— start of RECORDS FOR THE TASK —

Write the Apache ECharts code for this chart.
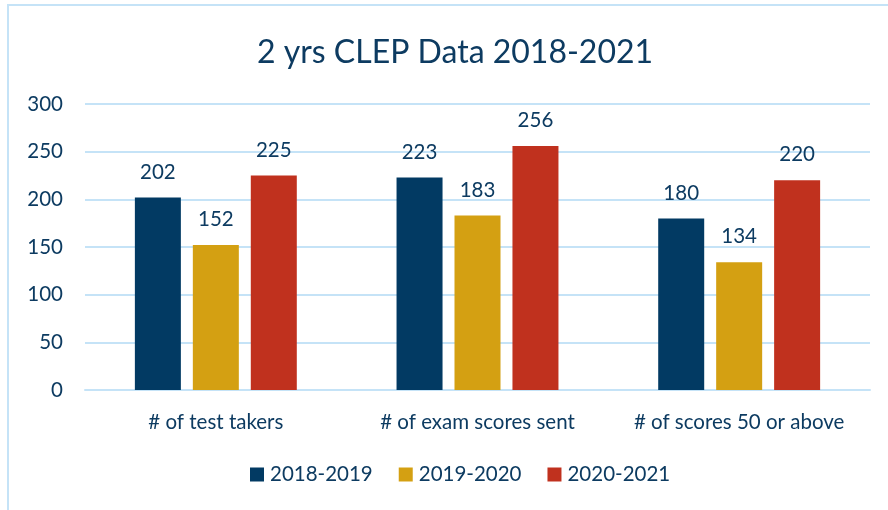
<!DOCTYPE html>
<html>
<head>
<meta charset="utf-8">
<script src="https://cdn.jsdelivr.net/npm/echarts@6/dist/echarts.min.js"></script>
<style>
  html, body { margin: 0; padding: 0; background: #fff; }
  #chart { width: 888px; height: 510px; }
</style>
</head>
<body>
<div id="chart"></div>
<script>
// data
const categories = ['# of test takers', '# of exam scores sent', '# of scores 50 or above']
const seriesNames = ['2018-2019', '2019-2020', '2020-2021']
const values2018 = [202, 223, 180]
const values2019 = [152, 183, 134]
const values2020 = [225, 256, 220]
const yTicks = { min: 0, max: 300, interval: 50 }

const textColor = '#0d3b61'
const colors = ['#023a63', '#d4a012', '#c0311e']
const font = 'Lato, "Open Sans", sans-serif'

const chart = echarts.init(document.getElementById('chart'))

function bar (name, data, color) {
  return {
    name: name,
    type: 'bar',
    data: data,
    barWidth: 46,
    barGap: '26%',
    itemStyle: { color: color },
    label: {
      show: true,
      position: 'top',
      distance: 15,
      color: textColor,
      fontSize: 20.5,
      fontFamily: font
    }
  }
}

const option = {
  animation: false,
  backgroundColor: '#fff',
  color: colors,
  title: {
    text: '2 yrs CLEP Data 2018-2021',
    left: 252,
    top: 32,
    textStyle: { color: textColor, fontSize: 32, fontWeight: 'normal', fontFamily: font }
  },
  graphic: [
    {
      type: 'rect',
      shape: { x: 8, y: 5, width: 900, height: 520 },
      style: { fill: null, stroke: '#c5e3f7', lineWidth: 2 },
      silent: true
    }
  ],
  legend: {
    data: seriesNames,
    bottom: 20,
    left: 245,
    itemWidth: 14,
    itemHeight: 14,
    itemGap: 26,
    icon: 'rect',
    textStyle: { color: textColor, fontSize: 20.5, fontFamily: font, padding: [0, 0, 0, 1] }
  },
  grid: {
    left: 85,
    right: 18,
    top: 104,
    bottom: 120
  },
  xAxis: {
    type: 'category',
    data: categories,
    axisTick: { show: false },
    axisLine: { lineStyle: { color: '#c5e3f7', width: 2 } },
    axisLabel: {
      interval: 0,
      hideOverlap: false,
      color: textColor,
      fontSize: 20.5,
      fontFamily: font,
      margin: 22
    }
  },
  yAxis: {
    type: 'value',
    min: yTicks.min,
    max: yTicks.max,
    interval: yTicks.interval,
    axisLine: { show: false },
    axisTick: { show: false },
    splitLine: { lineStyle: { color: '#c5e3f7', width: 2 } },
    axisLabel: { color: textColor, fontSize: 20.5, fontFamily: font, margin: 22 }
  },
  series: [
    bar(seriesNames[0], values2018, colors[0]),
    bar(seriesNames[1], values2019, colors[1]),
    bar(seriesNames[2], values2020, colors[2])
  ]
}

chart.setOption(option)
</script>
</body>
</html>
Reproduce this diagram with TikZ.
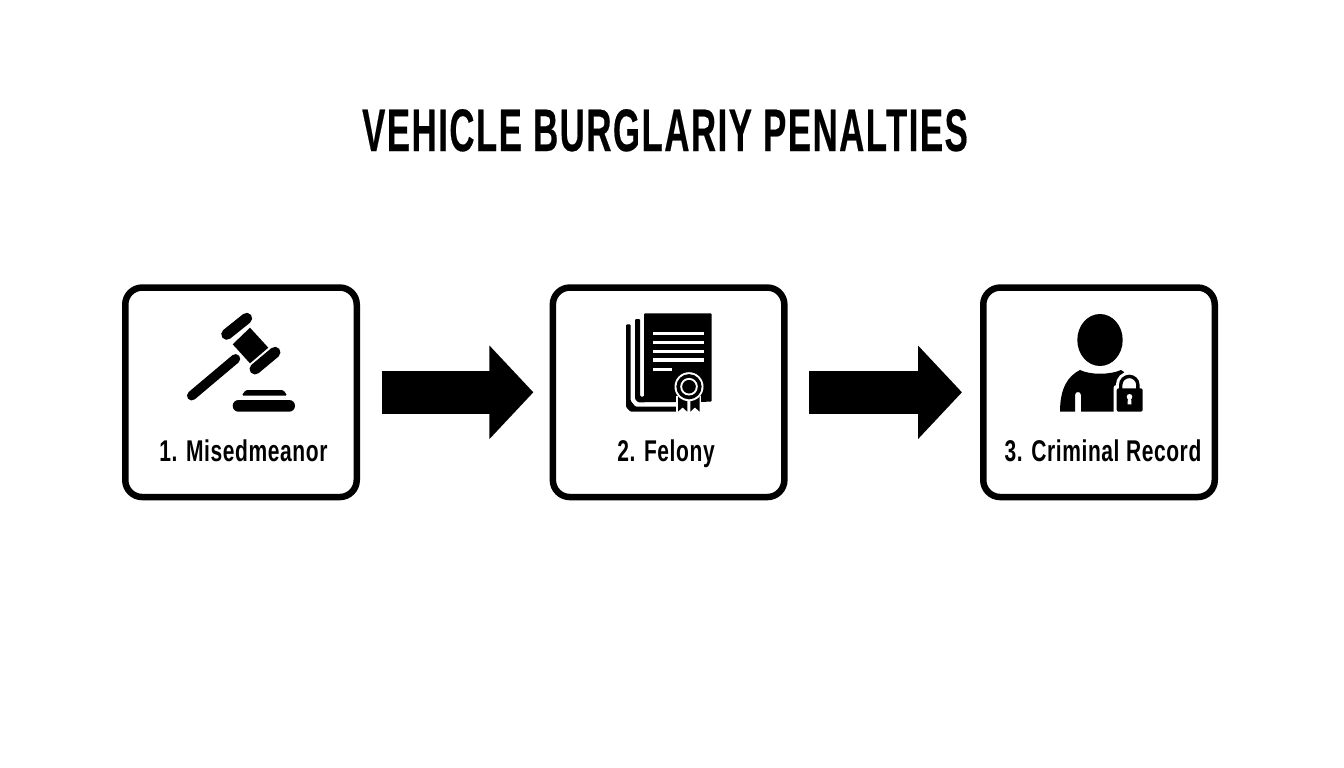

— end of RECORDS FOR THE TASK —

■ **TASK INSTRUCTIONS**
Pick out the lines containing the string "this" and show them.

■ **FINAL RESULT**
Write the Apache ECharts code for this chart.
Reproduce this diagram with TikZ.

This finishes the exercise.